Settling civil matters – trial or mediation

Civil cases involve resolving disputes between individuals or businesses. These disputes can relate to compensation, inheritance, goods or services or rental agreements, for example.

Disputes are resolved in a civil procedure in the District Court and the process is initiated by a written application for a summons submitted by the plaintiff. Applications for summons can also be submitted electronically. The application for a summons must give the name of the court and the names and contact details of the parties, i.e. the plaintiff and the defendant, as well as their representatives and witnesses.

The application for a summons is the plaintiff’s account of what he or she seeks from the defendant and on what grounds. The application for a summons must be accompanied by the agreement or document on which the claims are based. The plaintiff also needs to specify what evidence he or she proposes to present in the case, i.e. written evidence and any witnesses.

If the matter involves a simple, undisputed debt or a matter such as eviction, the plaintiff does not need supply as detailed grounds for his or her claims as in cases involving matters that are known to be in dispute. It is also not necessary to provide details of evidence in the application for a summons in these circumstances.

The District Court will review the application and issue a summons to the defendant either by post or via a process server, in which case the defendant will be asked to respond to the plaintiff’s claims in writing.

If the defendant disputes the claims, the matter will proceed to an oral preparatory session to which both parties will be invited. The purpose of the preparatory session is to establish the issues on which the parties disagree and whether it might be possible to settle the matter out of court. If the parties are able to settle the matter at the preparatory session, the District Court will confirm the decision and the case will be closed.

If the parties are unable to settle, a main hearing will be held. In simple cases, the main hearing can be held immediately after the preparatory session. In complex cases involving witnesses, the main hearing will be held at a later date agreed separately. In most cases, the judge leading the preparatory session will also be the judge presiding over the main hearing and taking the decision on the matter. However, the main hearing can have a panel of three judges if necessary.

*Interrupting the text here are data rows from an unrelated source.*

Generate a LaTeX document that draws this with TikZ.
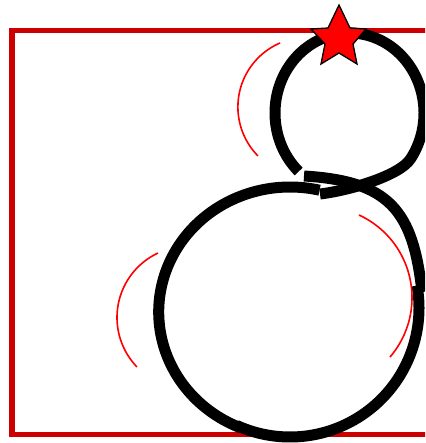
\documentclass[tikz,border=0pt]{standalone}
\begin{document}
\definecolor{framered}{RGB}{204,0,0}
\begin{tikzpicture}[x=1pt,y=-1pt,
  blk/.style={line width=11pt, draw=black},
  redarc/.style={draw=red, line width=1.6pt},
  frame/.style={draw=framered, line width=5.8pt, fill=white},
  starshape/.style={fill=red, draw=black, line width=1.3pt, line join=miter}]
\useasboundingbox (0,0) rectangle (425,443);
\clip (0,0) rectangle (425,443);
\fill[white] (0,0) rectangle (425,443);
% frame
\draw[frame] (12.3,30.5) rectangle (470,434.5);
% small circle
\draw[blk] plot[domain=133:395, samples=120] ({349.5+74.5*cos(\x)},{113+80*sin(\x)})
  .. controls (399.6,175.7) and (349.7,190.4) .. (320,194);
% large circle, left arc
\draw[blk] plot[domain=-77:-248, samples=120] ({290+131.3*cos(\x)},{312+125*sin(\x)});
% large circle, bottom and lower right
\draw[blk] plot[domain=114.5:-10, samples=100] ({290+129*cos(\x)},{308+129*sin(\x)});
% large circle, upper right
\draw[blk] (422,292) .. controls (413,210) and (389,181.1) .. (304,176);
% red arcs
\draw[redarc] plot[domain=135.4:246.7, samples=60] ({307.6+69.7*cos(\x)},{107+69.7*sin(\x)});
\draw[redarc] plot[domain=136:244.9, samples=60] ({188.2+71.2*cos(\x)},{317.5+71.2*sin(\x)});
\draw[redarc] plot[domain=-65.3:40.7, samples=60] ({321+91*cos(\x)},{297.7+91*sin(\x)});
% star
\draw[starshape] (339,5) -- (350,28) -- (366,29) -- (353,44) -- (357,64) -- (339,53) -- (321,64) -- (325,44) -- (311,29) -- (328,28) -- cycle;
\end{tikzpicture}
\end{document}
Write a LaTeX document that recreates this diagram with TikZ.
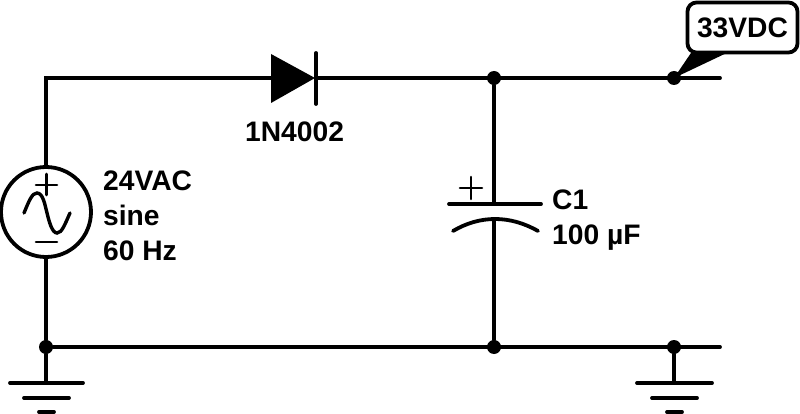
\documentclass[tikz,border=0pt]{standalone}
\usepackage{fontspec}
\setmainfont{Liberation Sans}
\tikzset{
  wire/.style={line width=3.8pt,line cap=round,black},
  sine wire/.style={line width=3.4pt,line cap=round,black},
  thin wire/.style={line width=2.6pt,line cap=round,black},
  junction/.style={circle,fill=black,inner sep=0pt,minimum size=14pt},
  lbl/.style={font=\bfseries\fontsize{28.2}{35}\selectfont,inner sep=0pt,align=left,anchor=base west},
}
\begin{document}
\begin{tikzpicture}[x=1pt,y=-1pt]
\useasboundingbox (0,0) rectangle (800,414);
% nodes
\coordinate (tl) at (46,78);
\coordinate (dA) at (271,78);
\coordinate (dK) at (316,78);
\node[junction] (jct) at (494,78) {};
\node[junction] (jout) at (674,78) {};
\coordinate (tr) at (720,78);
\node[junction] (jgl) at (46,347) {};
\node[junction] (jcb) at (494,347) {};
\node[junction] (jgr) at (674,347) {};
\coordinate (br) at (720,347);
\node[circle,draw=black,line width=3.8pt,inner sep=0pt,minimum size=90pt,outer sep=0pt] (src) at (46,212) {};
\coordinate (capT) at (494,204);
\coordinate (capB) at (494,221);
\coordinate (gl) at (46,383);
\coordinate (gr) at (674,383);
% wires
\draw[wire] (src.north) -- (tl) -- (dA);
\draw[wire] (dK) -- (tr);
\draw[wire] (jct) -- (capT);
\draw[wire] (capB) -- (jcb);
\draw[wire] (src.south) -- (jgl) -- (gl);
\draw[wire] (jgl) -- (br);
\draw[wire] (jgr) -- (gr);
% diode
\fill[black] (271,54) -- (315,78) -- (271,103) -- cycle;
\draw[wire] (316,53) -- (316,104);
\node[lbl] (dlab) at (245,142) {1N4002};
% source symbol
\draw[sine wire] (24,213) .. controls (29,201) and (32,193) .. (37,193) .. controls (43,193) and (45,205) .. (47,213) .. controls (49,221) and (52,233) .. (57,233) .. controls (62,233) and (65,224) .. (70,213);
\draw[thin wire] (36,185) -- (57,185) (46.5,174) -- (46.5,195);
\draw[thin wire] (36,242) -- (57,242);
\node[lbl] (slab) at (103,260) {24VAC\\sine\\60 Hz};
% capacitor
\draw[wire] (449,204) -- (541,204);
\draw[wire] (453,231) .. controls (480,215) and (510,215) .. (538,231);
\draw[thin wire] (460,188) -- (482,188) (471,177) -- (471,199);
\node[lbl] (clab) at (552,244) {C1\\100 µF};
% grounds
\draw[wire] (10,383) -- (83,383);
\draw[wire] (24,398) -- (69,398);
\draw[wire] (39,412) -- (54,412);
\draw[wire] (637,383) -- (712,383);
\draw[wire] (652,398) -- (697,398);
\draw[wire] (667,412) -- (682,412);
% voltage tag
\fill[black] (693,50) -- (jout.center) -- (733,50) -- cycle;
\node[draw=black,fill=white,line width=3.8pt,rounded corners=9pt,minimum width=110pt,minimum height=50pt,inner sep=0pt,font=\bfseries\fontsize{28.2}{35}\selectfont] (tag) at (742.5,27.5) {33VDC};
\end{tikzpicture}
\end{document}
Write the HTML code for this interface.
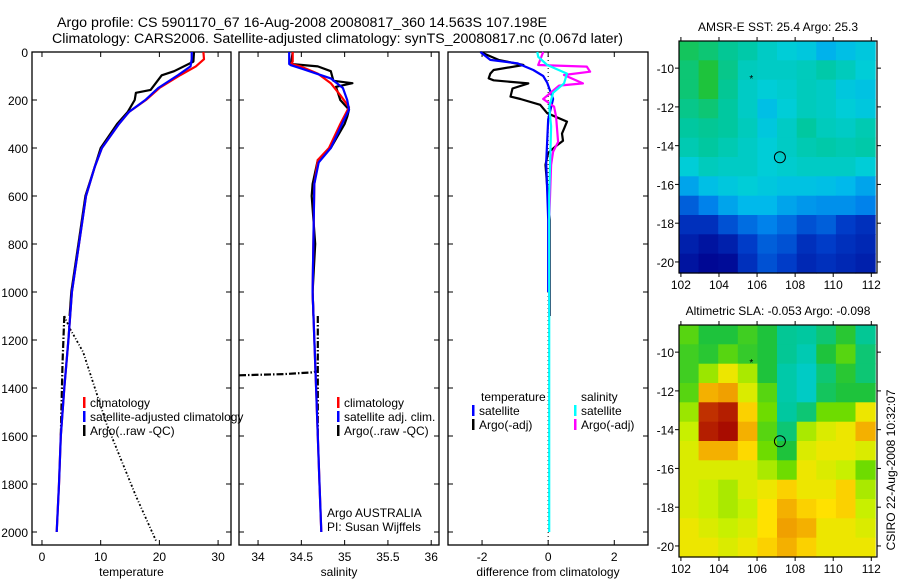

The main hearing will begin by the presiding judge outlining the outcome of the preparatory session and the claims of the parties. This will be followed by the plaintiff and the defendant explaining their positions in more detail. They can also address questions to each other. The next step is to review the written evidence and to hear witnesses.

The main hearing will conclude with the parties’ closing arguments, in which they will express their opinions with regard to how the matter should be resolved.

The decision on the matter will be given either immediately after the hearing or later in writing, in which case the parties can visit the registry to inspect the decision. The decision can also be sent to the parties upon request. A party dissatisfied with the decision can appeal it to the Court of Appeal.

If the defendant fails to submit a response to the District Court within the deadline specified in the summons, the District Court will decide the matter without holding a hearing on the basis of a judgment by default. The defendant will have 30 days to appeal the judgment by default. This procedure is known as an application for retrial. In these circumstances, the case will be reopened by the District Court and a full hearing will be held.